The Charter was criticized by John Paul II and bishops throughout the continent, for failing to mention that Europe «is the cradle of the concepts of person and freedom, and that these concepts surfaced because of the fact that for a long time [Europe] was suffused with Christianity.»

Prodi, a practicing Catholic, was a Prime Minister of Italy and member of the Italian Popular Party, whose origins are found in Christian Democracy. In the following interview over Vatican Radio (http://www.radiovaticano.org), Prodi talked about the Charter.

–Q: Can it be said that one day the Charter will become the constitution of a United Europe?

–Prodi: I hope it will assume a formal value from the constitutional point of view. It makes existing fundamental values and rights visible, bringing them up-to-date with these terrible, great and beautiful novelties of the world, represented by globalization and the technological process.

The Charter makes explicit respect for human dignity and the fundamental rights of all citizens. However, there have been points on which there have been compromises. All of us lament that no specific mention of religion was made as the Charter´s source of inspiration, but it is also true that we have had to respect the secular tradition of some member states, particularly France. However, the preamble makes specific reference to the spiritual and moral patrimony. Clearly, it is not only bishops who are disappointed.

–Q: Is there room for the family and life in the Charter?

–Prodi: Explicitly. Cloning for purposes of reproduction is prohibited. So a strong limitation has been placed, a firm point. Moreover, the Charter leaves the door open to impede national lawmakers from other forms of cloning, such as therapeutic. I hope that additional steps will be taken in this direction.
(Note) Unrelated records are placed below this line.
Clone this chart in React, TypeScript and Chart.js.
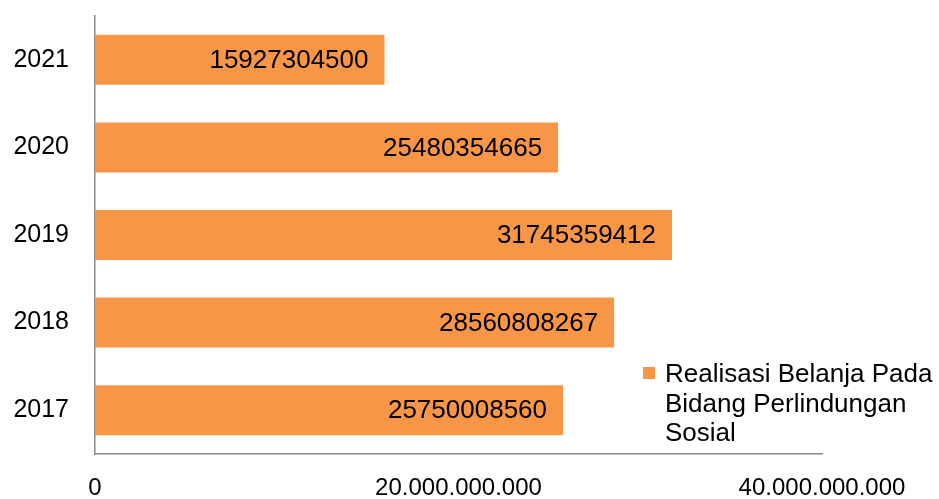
import React, { useEffect, useRef } from "react";
import { Chart, registerables } from "chart.js";

Chart.register(...registerables);

const categories: string[] = ["2017", "2018", "2019", "2020", "2021"];
const values: number[] = [25750008560, 28560808267, 31745359412, 25480354665, 15927304500];
const seriesLabel = "Realisasi Belanja Pada Bidang Perlindungan Sosial";
const xMin = 0;
const xMax = 40000000000;
const xStep = 20000000000;

const FONT = "'Liberation Sans', Arial, sans-serif";
const BAR_COLOR = "#F79646";
const AXIS_COLOR = "#8a8a8a";

function formatDots(v: number): string {
  return String(Math.round(v)).replace(/\B(?=(\d{3})+(?!\d))/g, ".");
}

const dataLabelPlugin = {
  id: "dataLabels",
  afterDatasetsDraw(chart: any) {
    const ctx = chart.ctx;
    const meta = chart.getDatasetMeta(0);
    ctx.save();
    ctx.font = `26px ${FONT}`;
    ctx.fillStyle = "#000";
    ctx.textAlign = "right";
    ctx.textBaseline = "middle";
    meta.data.forEach((el: any, i: number) => {
      ctx.fillText(String(chart.data.datasets[0].data[i]), el.x - 16, el.y + 1);
    });
    ctx.restore();
  },
};

const customLegendPlugin = {
  id: "customLegend",
  afterDraw(chart: any) {
    const ctx = chart.ctx;
    const label: string = chart.data.datasets[0].label;
    const color = chart.data.datasets[0].backgroundColor;
    ctx.save();
    ctx.font = `26px ${FONT}`;
    const maxWidth = 275;
    const words = label.split(" ");
    const lines: string[] = [];
    let cur = "";
    words.forEach((w) => {
      const test = cur ? cur + " " + w : w;
      if (ctx.measureText(test).width > maxWidth && cur) {
        lines.push(cur);
        cur = w;
      } else cur = test;
    });
    if (cur) lines.push(cur);
    const boxX = chart.width - 296;
    const textX = chart.width - 274;
    const firstBaseline = chart.height - 117;
    const lineH = 29.5;
    ctx.fillStyle = color;
    ctx.fillRect(boxX, firstBaseline - 15, 12, 12);
    ctx.fillStyle = "#000";
    ctx.textAlign = "left";
    ctx.textBaseline = "alphabetic";
    lines.forEach((ln, i) => ctx.fillText(ln, textX, firstBaseline + i * lineH));
    ctx.restore();
  },
};

export default function App() {
  const ref = useRef<HTMLCanvasElement | null>(null);
  useEffect(() => {
    if (!ref.current) return;
    const chart = new Chart(ref.current, {
      type: "bar",
      data: {
        labels: categories,
        datasets: [
          {
            label: seriesLabel,
            data: values,
            backgroundColor: BAR_COLOR,
            borderWidth: 0,
            barPercentage: 0.571,
            categoryPercentage: 1,
          },
        ],
      },
      options: {
        indexAxis: "y",
        animation: false,
        responsive: false,
        layout: { padding: { top: 16, right: 117, left: 0, bottom: 0 } },
        plugins: {
          legend: { display: false },
          tooltip: { enabled: false },
        },
        scales: {
          x: {
            min: xMin,
            max: xMax,
            grid: { display: false, drawTicks: false },
            border: { display: true, color: AXIS_COLOR, width: 1.5 },
            ticks: {
              stepSize: xStep,
              color: "#000",
              font: { family: FONT, size: 24 },
              padding: 20,
              maxRotation: 0,
              callback: (v: any) => formatDots(Number(v)),
            },
            afterFit: (s: any) => {
              s.height = 45;
            },
          },
          y: {
            reverse: true,
            grid: { display: false, drawTicks: false },
            border: { display: true, color: AXIS_COLOR, width: 1.5 },
            ticks: {
              color: "#000",
              font: { family: FONT, size: 25 },
              padding: 26,
            },
            afterFit: (s: any) => {
              s.width = 95;
              s.paddingTop = 0;
              s.paddingBottom = 0;
            },
          },
        },
      },
      plugins: [dataLabelPlugin, customLegendPlugin],
    });
    return () => chart.destroy();
  }, []);
  return (
    <div style={{ position: "fixed", left: 0, top: 0, width: 939, height: 499, background: "#fff" }}>
      <canvas ref={ref} width={939} height={499} />
    </div>
  );
}
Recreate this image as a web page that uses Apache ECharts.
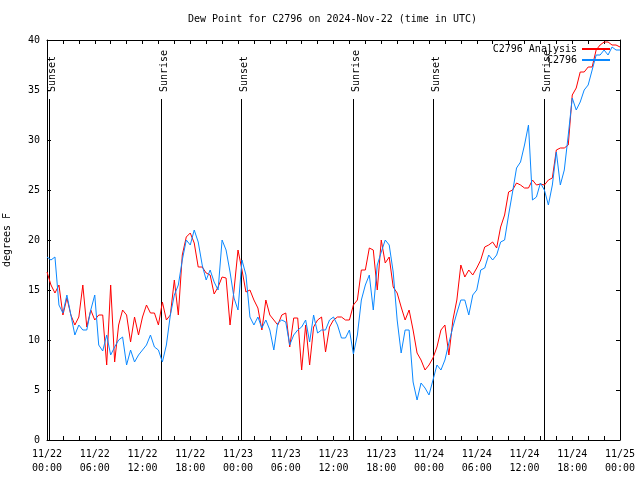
<!DOCTYPE html>
<html>
<head>
<meta charset="utf-8">
<script src="https://cdn.jsdelivr.net/npm/echarts@6/dist/echarts.min.js"></script>
<style>html,body{margin:0;padding:0;background:#fff;}#c{width:640px;height:480px;}</style>
</head>
<body>
<div id="c"></div>
<script>
// Time in hours since 2024-11-22 00:00 UTC, sampled every 30 minutes
const stepHours = 0.5;
const analysisValues = [
  16.8, 15.5, 14.7, 15.5, 12.5, 14.2, 12.5, 11.5, 12.3, 15.5, 11.3, 13.0,
  12.0, 12.5, 12.5, 7.5, 15.5, 7.8, 11.5, 13.0, 12.5, 9.8, 12.3, 10.5,
  12.3, 13.5, 12.7, 12.7, 11.5, 13.8, 12.0, 12.5, 16.0, 12.5, 18.5, 20.3,
  20.7, 19.7, 17.3, 17.3, 16.7, 16.5, 14.6, 15.3, 16.3, 16.2, 11.5, 15.0,
  19.0, 17.0, 14.8, 15.0, 14.0, 13.2, 11.0, 14.0, 12.5, 12.0, 11.5, 12.5,
  12.7, 9.3, 12.2, 12.2, 7.0, 11.5, 7.5, 11.3, 12.0, 12.3, 8.8, 11.3,
  12.0, 12.3, 12.3, 12.0, 12.0, 13.5, 14.0, 17.0, 17.0, 19.2, 19.0, 15.0,
  20.0, 17.7, 18.3, 15.3, 14.7, 13.3, 12.0, 13.0, 11.0, 8.7, 8.0, 7.0,
  7.5, 8.2, 9.3, 11.0, 11.5, 8.5, 12.0, 14.0, 17.5, 16.3, 17.0, 16.5,
  17.2, 18.0, 19.3, 19.5, 19.8, 19.2, 21.3, 22.5, 24.8, 25.0, 25.7, 25.5,
  25.2, 25.2, 26.0, 25.5, 25.6, 25.5, 26.0, 26.2, 29.0, 29.2, 29.2, 29.5,
  34.5, 35.2, 36.8, 36.8, 37.3, 37.3, 39.0, 39.5, 39.8, 39.8, 39.5, 39.5,
  39.3
];
const stationValues = [
  18.3, 18.0, 18.3, 13.5, 12.7, 14.5, 12.5, 10.5, 11.5, 11.0, 11.0, 13.0,
  14.5, 9.5, 8.9, 10.5, 8.5, 9.3, 10.0, 10.3, 7.5, 9.0, 7.8, 8.5,
  9.0, 9.5, 10.5, 9.3, 9.0, 7.8, 9.5, 12.5, 14.5, 15.5, 18.0, 20.0,
  19.5, 21.0, 19.8, 17.5, 16.0, 17.0, 15.8, 15.0, 20.0, 19.0, 16.8, 14.2,
  13.0, 18.0, 16.5, 12.3, 11.5, 12.3, 11.2, 12.0, 11.0, 9.0, 11.7, 12.0,
  11.8, 9.5, 10.5, 11.0, 11.3, 12.0, 9.8, 12.5, 10.7, 11.0, 11.0, 12.0,
  12.3, 11.5, 10.2, 10.2, 11.0, 8.6, 10.5, 14.0, 15.5, 16.5, 13.0, 17.5,
  18.8, 20.0, 19.5, 16.8, 12.0, 8.7, 11.0, 11.0, 5.8, 4.0, 5.7, 5.2,
  4.5, 6.0, 7.5, 7.0, 8.0, 9.7, 11.3, 12.7, 14.0, 14.0, 12.5, 14.5,
  15.0, 17.0, 17.2, 18.5, 18.0, 18.5, 19.8, 20.0, 22.5, 24.8, 27.2, 27.8,
  29.5, 31.5, 24.0, 24.3, 25.7, 25.0, 23.5, 25.5, 28.8, 25.5, 27.0, 30.5,
  34.2, 33.0, 33.8, 35.0, 35.5, 37.0, 38.5, 38.5, 39.0, 38.5, 39.3, 39.0,
  39.0
];
const xTickLabels = [
  '11/22\n00:00', '11/22\n06:00', '11/22\n12:00', '11/22\n18:00',
  '11/23\n00:00', '11/23\n06:00', '11/23\n12:00', '11/23\n18:00',
  '11/24\n00:00', '11/24\n06:00', '11/24\n12:00', '11/24\n18:00',
  '11/25\n00:00'
];
const sunEvents = ['Sunset', 'Sunrise', 'Sunset', 'Sunrise', 'Sunset', 'Sunrise'];
const sunHours = [0.3, 14.35, 24.4, 38.45, 48.5, 62.5];
const sunLineTop = 34.1;
const sunLabelBase = 34.8;

const FONT = '"DejaVu Sans Mono", "Liberation Mono", monospace';
const toPairs = vals => vals.map((v, i) => [i * stepHours, v]);

const chart = echarts.init(document.getElementById('c'), null, {renderer: 'canvas'});
const tickStyle = {color: '#000', width: 1};
const option = {
  backgroundColor: '#fff',
  animation: false,
  title: {
    text: 'Dew Point for C2796 on 2024-Nov-22 (time in UTC)',
    left: 188, top: 14, padding: 0,
    textStyle: {fontFamily: FONT, fontSize: 10, fontWeight: 'normal', color: '#000'}
  },
  legend: {
    orient: 'vertical', right: 30, top: 44, padding: 0,
    align: 'right', itemWidth: 28, itemHeight: 2, itemGap: 1, icon: 'rect',
    textStyle: {fontFamily: FONT, fontSize: 10, color: '#000'},
    data: ['C2796 Analysis', 'C2796']
  },
  grid: {left: 47, right: 20, top: 40, bottom: 40, containLabel: false, outerBoundsMode: 'none'},
  xAxis: [{
    type: 'value', min: 0, max: 72, interval: 2, position: 'bottom',
    axisLine: {show: true, onZero: false, lineStyle: tickStyle},
    axisTick: {show: true, inside: true, length: 4, lineStyle: tickStyle},
    axisLabel: {
      formatter: v => (v % 6 === 0 ? xTickLabels[v / 6] : ''),
      fontFamily: FONT, fontSize: 10, color: '#000', lineHeight: 14, margin: 7,
      showMinLabel: true, showMaxLabel: true
    },
    splitLine: {show: false}
  }, {
    type: 'value', min: 0, max: 72, interval: 2, position: 'top',
    axisLine: {show: true, onZero: false, lineStyle: tickStyle},
    axisTick: {show: true, inside: true, length: 4, lineStyle: tickStyle},
    axisLabel: {show: false}, splitLine: {show: false}
  }],
  yAxis: [{
    type: 'value', min: 0, max: 40, interval: 5, position: 'left',
    name: 'degrees F', nameLocation: 'middle', nameGap: 35, nameRotate: 90,
    nameTextStyle: {fontFamily: FONT, fontSize: 10, color: '#000'},
    axisLine: {show: true, onZero: false, lineStyle: tickStyle},
    axisTick: {show: true, inside: true, length: 4, lineStyle: tickStyle},
    axisLabel: {fontFamily: FONT, fontSize: 10, color: '#000', margin: 7},
    splitLine: {show: false}
  }, {
    type: 'value', min: 0, max: 40, interval: 5, position: 'right',
    axisLine: {show: true, onZero: false, lineStyle: tickStyle},
    axisTick: {show: true, inside: true, length: 4, lineStyle: tickStyle},
    axisLabel: {show: false}, splitLine: {show: false}
  }],
  series: [{
    type: 'custom',
    silent: true,
    data: sunHours.map((h, i) => [h, i]),
    renderItem: function (params, api) {
      const t = api.value(0);
      const idx = api.value(1);
      const p0 = api.coord([t, 0]);
      const p1 = api.coord([t, sunLineTop]);
      const pl = api.coord([t, sunLabelBase]);
      const x = Math.round(p0[0]) + 0.5;
      return {
        type: 'group',
        children: [{
          type: 'line',
          shape: {x1: x, y1: p0[1], x2: x, y2: p1[1]},
          style: {stroke: '#000', lineWidth: 1}
        }, {
          type: 'text',
          x: x + 2.5, y: pl[1],
          rotation: Math.PI / 2,
          style: {
            text: sunEvents[idx], font: '10px ' + FONT, fill: '#000',
            textAlign: 'left', textVerticalAlign: 'middle'
          }
        }]
      };
    },
    z: 1
  }, {
    name: 'C2796 Analysis', type: 'line', data: toPairs(analysisValues),
    showSymbol: false, symbol: 'none',
    lineStyle: {color: '#ff0000', width: 1}, itemStyle: {color: '#ff0000'}, z: 2
  }, {
    name: 'C2796', type: 'line', data: toPairs(stationValues),
    showSymbol: false, symbol: 'none',
    lineStyle: {color: '#0a88ff', width: 1}, itemStyle: {color: '#0a88ff'}, z: 3
  }]
};
chart.setOption(option);
</script>
</body>
</html>
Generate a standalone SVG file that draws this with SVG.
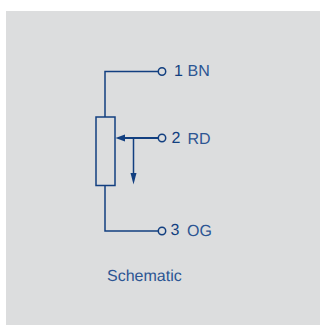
<svg xmlns="http://www.w3.org/2000/svg" width="320" height="325" viewBox="0 0 320 325">
<style>
.w{fill:none;stroke:#123f80;stroke-width:1.500}
.t{fill:#2c5593;font-family:"Liberation Sans",Arial,sans-serif;font-size:16px;text-rendering:geometricPrecision}
.n{fill:#123f80;font-family:"Liberation Sans",Arial,sans-serif;font-size:16px;text-rendering:geometricPrecision}
.h{fill:#123f80}
</style>
<rect width="320" height="325" fill="#ffffff"/>
<rect x="6" y="11" width="314" height="314" fill="#dcddde"/>
<g id="connectors">
<path class="w" d="M105 117V71.500H158"/>
<path class="w" d="M105 185.500V231H158"/>
<path class="w" d="M122 138H158" style="stroke-width:1.800"/>
<path class="w" d="M133.500 138V174"/>
<path class="h" d="M115.500 138L125 134.500V141.500Z"/>
<path class="h" d="M133.500 184.500L130.500 173H136.500Z"/>
</g>
<g id="resistor"><rect class="w" x="96" y="117" width="19" height="68.500"/></g>
<g id="terminal-1"><circle class="w" cx="162" cy="71.500" r="3.700"/><text class="n" x="174" y="75.500">1</text><text class="t" x="187.500" y="75.500">BN</text></g>
<g id="terminal-2"><circle class="w" cx="162" cy="138" r="3.700"/><text class="n" x="171.500" y="142.700">2</text><text class="t" x="187.500" y="143.700">RD</text></g>
<g id="terminal-3"><circle class="w" cx="162" cy="231" r="3.700"/><text class="n" x="170.500" y="234.500">3</text><text class="t" x="187" y="235.500">OG</text></g>
<g id="caption"><text class="t" x="107" y="281">Schematic</text></g>
</svg>
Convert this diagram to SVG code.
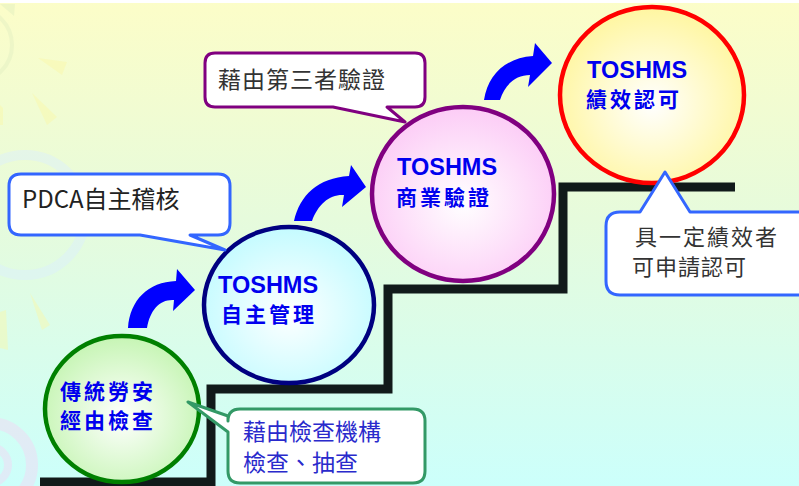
<svg xmlns="http://www.w3.org/2000/svg" width="799" height="486" viewBox="0 0 799 486">
<defs>
<linearGradient id="bg" x1="0" y1="0" x2="0" y2="1">
<stop offset="0" stop-color="#fcfdc8"/>
<stop offset="0.45" stop-color="#e6fbdc"/>
<stop offset="1" stop-color="#ccfffb"/>
</linearGradient>
<radialGradient id="gGreen" cx="0.5" cy="0.55" r="0.55">
<stop offset="0" stop-color="#ffffff"/>
<stop offset="1" stop-color="#c6f5b4"/>
</radialGradient>
<radialGradient id="gCyan" cx="0.5" cy="0.55" r="0.55">
<stop offset="0" stop-color="#ffffff"/>
<stop offset="1" stop-color="#c4fbff"/>
</radialGradient>
<radialGradient id="gPink" cx="0.5" cy="0.55" r="0.55">
<stop offset="0" stop-color="#ffffff"/>
<stop offset="1" stop-color="#fcccf6"/>
</radialGradient>
<radialGradient id="gYellow" cx="0.5" cy="0.55" r="0.55">
<stop offset="0" stop-color="#ffffff"/>
<stop offset="1" stop-color="#fff6a0"/>
</radialGradient>
</defs>
<style>
.circle{stroke-width:4.5}
.t1{font-family:"Liberation Sans",Arial,sans-serif;font-weight:bold;font-size:23.5px;fill:#0000ee}
.t2{font-family:"Noto Sans CJK TC","Noto Sans CJK SC",sans-serif;font-weight:bold;font-size:21px;fill:#0000ee;letter-spacing:3px}
.call{fill:#ffffff;stroke-width:3;stroke-linejoin:round}
.ct{font-family:"Noto Sans CJK TC","Noto Sans CJK SC",sans-serif;font-size:23px;fill:#333333}
.arrow{fill:#0000ff}
.stair{fill:none;stroke:#111a1a;stroke-width:9;stroke-linejoin:miter}
.deco{fill:none}
</style>
<rect width="799" height="486" fill="url(#bg)"/>
<rect width="799" height="3" fill="#ffffff"/>
<g id="decor" opacity="0.45">
<circle cx="-25" cy="45" r="37" class="deco" stroke="#e2efc2" stroke-width="4"/>
<polygon points="0,4 15,4 14,16" fill="#e0eec0"/>
<polygon points="38,58 67,62 62,75" fill="#fbf8a8"/>
<polygon points="32,93 57,117 47,125" fill="#fbf8a8"/>
<polygon points="0,105 3,108 3,125 0,125" fill="#fbf8a8"/>
<polygon points="30,293 50,325 42,330" fill="#fbf8a8"/>
<polygon points="0,312 6,310 8,350 0,348" fill="#fbf8a8"/>
<circle cx="25" cy="215" r="60" class="deco" stroke="#dcefff" stroke-width="10"/>
<circle cx="-10" cy="465" r="42" class="deco" stroke="#f6d6f4" stroke-width="12"/>
<circle cx="-10" cy="465" r="18" class="deco" stroke="#f6d6f4" stroke-width="8"/>
</g>
<g id="connectors">
<path class="stair" d="M40,482 H211 V389 H388 V289 H563 V187 H735"/>
<path class="arrow" d="M128,328 C130,300 148,282 176,281 L177,269 L195,290 L173,311 L174,300 C160,299 150,310 147,328 Z"/>
<path class="arrow" d="M294,221 C300,195 318,178 349,176 L351,165 L366,187 L342,207 L344,195 C330,194 318,204 312,221 Z"/>
<path class="arrow" d="M484,100 C488,75 505,58 533,56 L535,43 L552,63 L528,87 L530,75 C516,75 505,84 500,100 Z"/>
</g>
<g id="node-traditional">
<ellipse class="circle" cx="122" cy="409" rx="77" ry="73" fill="url(#gGreen)" stroke="#008000"/>
<text class="t2" x="60" y="399">傳統勞安</text>
<text class="t2" x="60" y="428">經由檢查</text>
</g>
<g id="node-self">
<ellipse class="circle" cx="289" cy="305" rx="85" ry="78" fill="url(#gCyan)" stroke="#000080"/>
<text class="t1" x="218" y="293">TOSHMS</text>
<text class="t2" x="221" y="322">自主管理</text>
</g>
<g id="node-business">
<ellipse class="circle" cx="463" cy="194" rx="91" ry="87" fill="url(#gPink)" stroke="#800080"/>
<text class="t1" x="397" y="175">TOSHMS</text>
<text class="t2" x="396" y="205">商業驗證</text>
</g>
<g id="node-accredit">
<ellipse class="circle" cx="652" cy="95" rx="92" ry="88" fill="url(#gYellow)" stroke="#ff0000" stroke-width="5"/>
<text class="t1" x="587" y="78">TOSHMS</text>
<text class="t2" x="586" y="107">績效認可</text>
</g>
<g id="callout-third">
<path class="call" stroke="#800080" d="M215,53 H415 Q425,53 425,63 V97 Q425,107 415,107 H387 L405,122 L333,107 H215 Q205,107 205,97 V63 Q205,53 215,53 Z"/>
<text class="ct" x="218" y="88" style="letter-spacing:1px">藉由第三者驗證</text>
</g>
<g id="callout-pdca">
<path class="call" stroke="#3366ff" d="M21,174 H218 Q230,174 230,186 V223 Q230,235 218,235 H190 L225,250 L140,235 H21 Q9,235 9,223 V186 Q9,174 21,174 Z"/>
<text class="ct" x="22" y="208" style="font-size:24px;fill:#222222">PDCA自主稽核</text>
</g>
<g id="callout-perf">
<path class="call" stroke="#3366ff" d="M620,212 H640 L665,172 L690,212 H830 V295 H620 Q606,295 606,281 V226 Q606,212 620,212 Z"/>
<text class="ct" x="635" y="245" style="font-size:22px;letter-spacing:2px">具一定績效者</text>
<text class="ct" x="632" y="275" style="font-size:22px;letter-spacing:1px">可申請認可</text>
</g>
<g id="callout-inspect">
<path class="call" stroke="#339966" d="M240,409 H413 Q425,409 425,421 V471 Q425,483 413,483 H240 Q228,483 228,471 V432 L188,402 L228,416 V421 Q228,409 240,409 Z"/>
<text class="ct" x="243" y="440" style="fill:#2a2acc">藉由檢查機構</text>
<text class="ct" x="243" y="471" style="fill:#2a2acc">檢查、抽查</text>
</g>
</svg>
–Q: The number of citizens of the European Union will grow … and there will continue to be migratory currents — yet another opportunity for Europe in terms of meeting, exchange and enrichment among peoples. How can the European Commission address this challenge?

–Prodi: Immigration will come increasingly from outside the Union. The more the acceptance of immigrants is shared, the more possible it is to be protected against illegal immigration. We do not stop immigration with machine guns or barbed wire fences, but with agreements with the countries where the people originate, in order to be able to count on the regular immigrants we need.

We are in the great years of the birthing of the state, of turbulence, but, at the end, a stronger Europe will emerge. I am not speaking of arms or traditional force; I am referring especially to science, to returning to the vanguard, to technological and scientific frontiers.

I am referring to traditions of the great Europe. It is a Europe that preserves languages: When we are in the European Parliament, I don´t speak English, I speak Italian. This is the new Europe.

The most beautiful definition I have found is, «Europe is a union of minorities,» because there is no one that tramples on the others.